Pour les Independants il me semble que six tableaux c’est la moitié de trop. A mon goût la moisson11 et le verger blanc12 sont assez avec la petite provencale13 ou le semeur14 si tu veux. Mais cela m’est si egal. j’y tiens seulement à te causer un jour une impression plus profondément consolante dans notre métier de peinture que nous faisons par une collection d’une 30taine d’etudes plus serieuses.
cela prouvera toujours à nos vrais amis comme Gauguin, Guillaumin, Bernard &c. que nous sommes dans le travail de production.

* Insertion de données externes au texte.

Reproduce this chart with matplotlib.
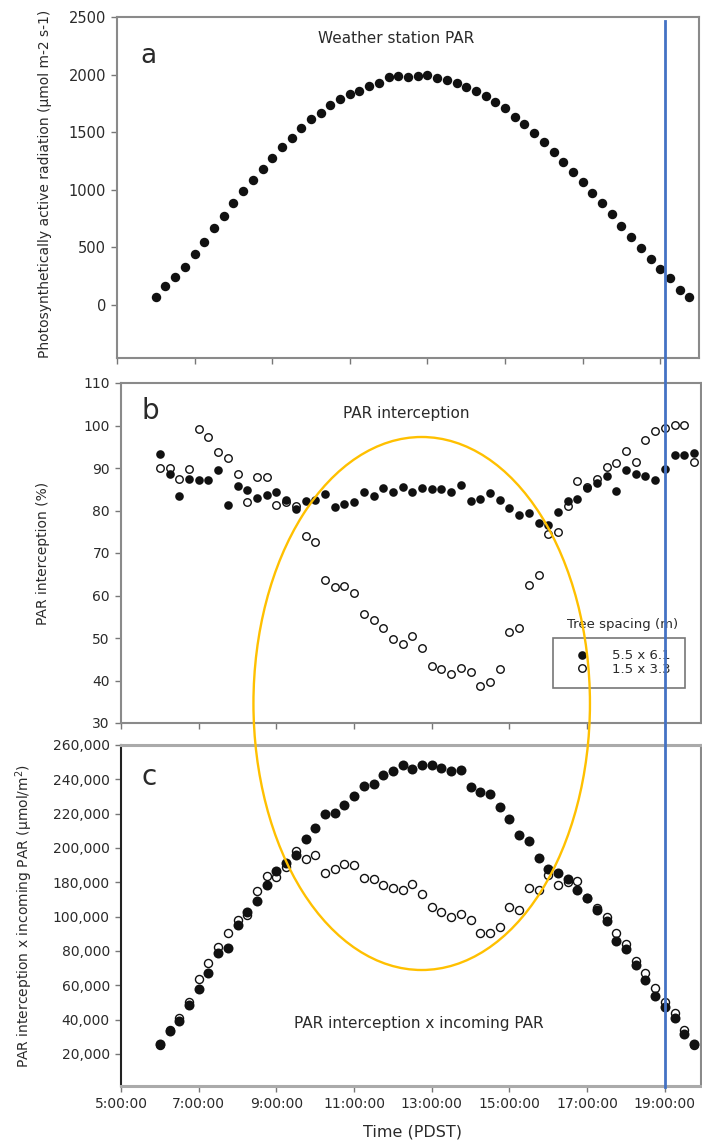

Eh bien pour la petite maison jaune, en payant mon loyer le gerant du proprietaire15 a été tres bien et s’est conduit en arlesien, me traitant d’égal.
Alors je lui ai dit que je n’avais pas besoin ni de bail ni de promesse de preference écrite et que moi en cas de maladie ne payerais pas qu’à l’amiable.

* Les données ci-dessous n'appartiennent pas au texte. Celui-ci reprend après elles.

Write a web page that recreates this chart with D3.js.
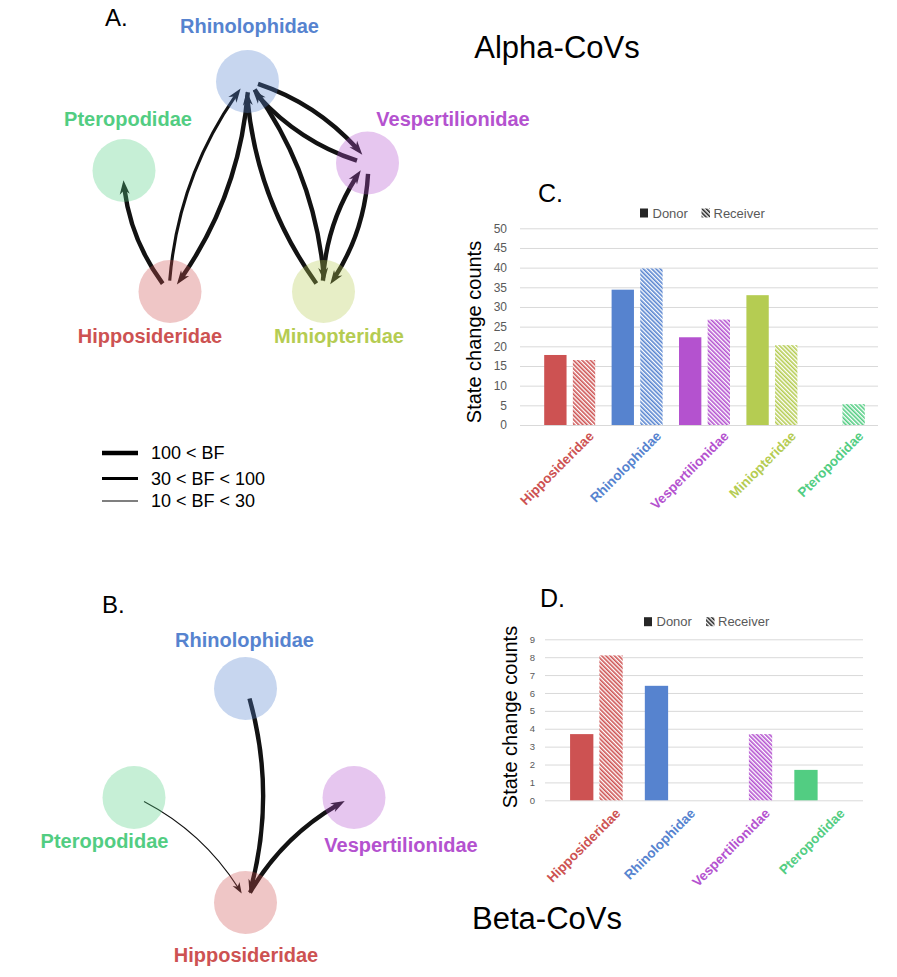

Ici les gens ont du fond du côté du coeur et une chôse dite est plus sure qu’une chose écrite. Donc je garde la maison provisoirement puisque j’ai besoin pour ma guérison mentale de me sentir ici chez moi.

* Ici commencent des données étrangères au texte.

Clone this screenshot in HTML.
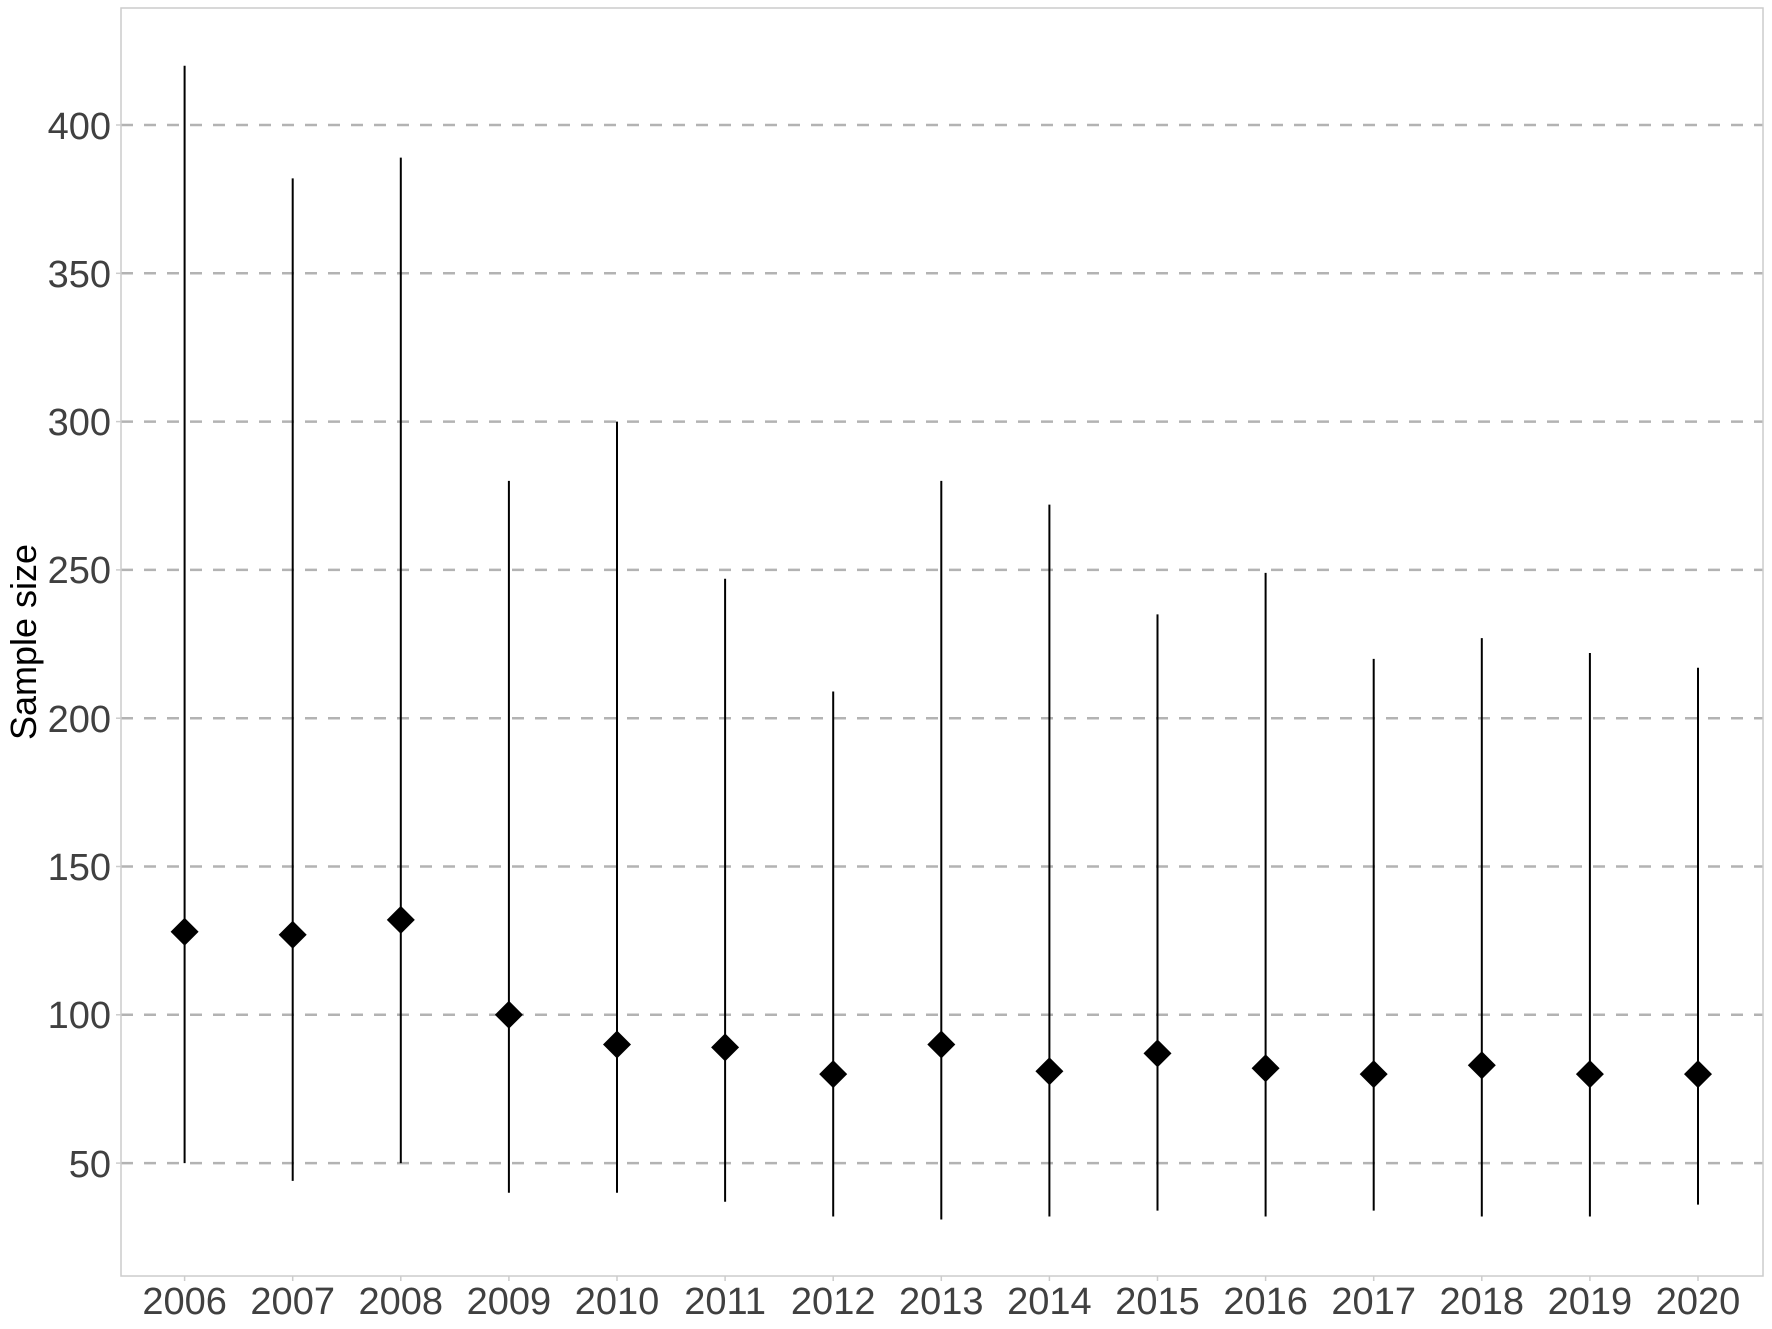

Maintenant pour ton déménagement de la Rue Lepic à la rue Rodier16 je ne peux pas avoir d’opinion, n’ayant pas vu, mais le principal est que justement toi aussi déjeunes chez toi avec ta femme. En restant à Montmartre tu auras plus vite été décoré et ministre des beaux arts mais comme tu ne tiens pas à cela mieux vaut la tranquilité chez soi, alors je te donne tout à fait raison.
Moi aussi je suis un peu comme ca – au gens du pays qui me demandent après ma santé je dis toujours que je commencerai par en mourir avec eux et qu’après ma maladie sera morte.
Cela ne veut pas dire que je n’aurai pas des temps considerables de repit.
Mais une fois qu’on est malade pour de vrai on sait bien que l’on ne peut pas attrapper deux fois la maladie, c’est la meme chose que la jeunesse ou la vieillesse, la santé ou la maladie.
Seulement sache le bien que moi comme toi je fais ce que me dit lemédecin tant que je peux. et que je considère cela comme une partie du travail et du devoir qu’on a à accomplir.
Je dois dire ceci que les voisins &c.17 sont d’une bonté particulière pour moi, tout le monde souffrant ici soit de fievre soit d’hallucination ou folie, on s’entend comme des gens d’une même famille.
J’ai été hier revoir la fille où j’étais allé dans mon égarement.18 On me disait là que des chôses comme ça ici dans le pays n’a rien d’étonnant. Elle en avait soufferte et s’etait évanouie mais avait repris son calme. Et d’ailleurs on dit du bien d’elle.
Mais pour me considérer moi comme tout à fait sain, il ne faut pas le faire.
Les gens du pays qui sont malades comme moi me disent bien la vérité. On peut vivre vieux ou jeune mais on aura toujours des moments où l’on perd la tête.
Je ne te demande donc pas de dire de moi que je n’ai rien ou n’aurai rien.
Seulement le Ricord de cela c’est probablement Raspail.19 Les fievres de pays je ne les ai pas encore euses et cela aussi je pourrais encore les attrapper. Mais ici on est déjà malin dans tout cela à l’hospice et donc du moment qu’on n’a pas de fausse honte et dit franchement ce qu’on sent on n’y peut mal.
Je termine cette lettre pour ce soir, avec bonne poignee de main en pensee.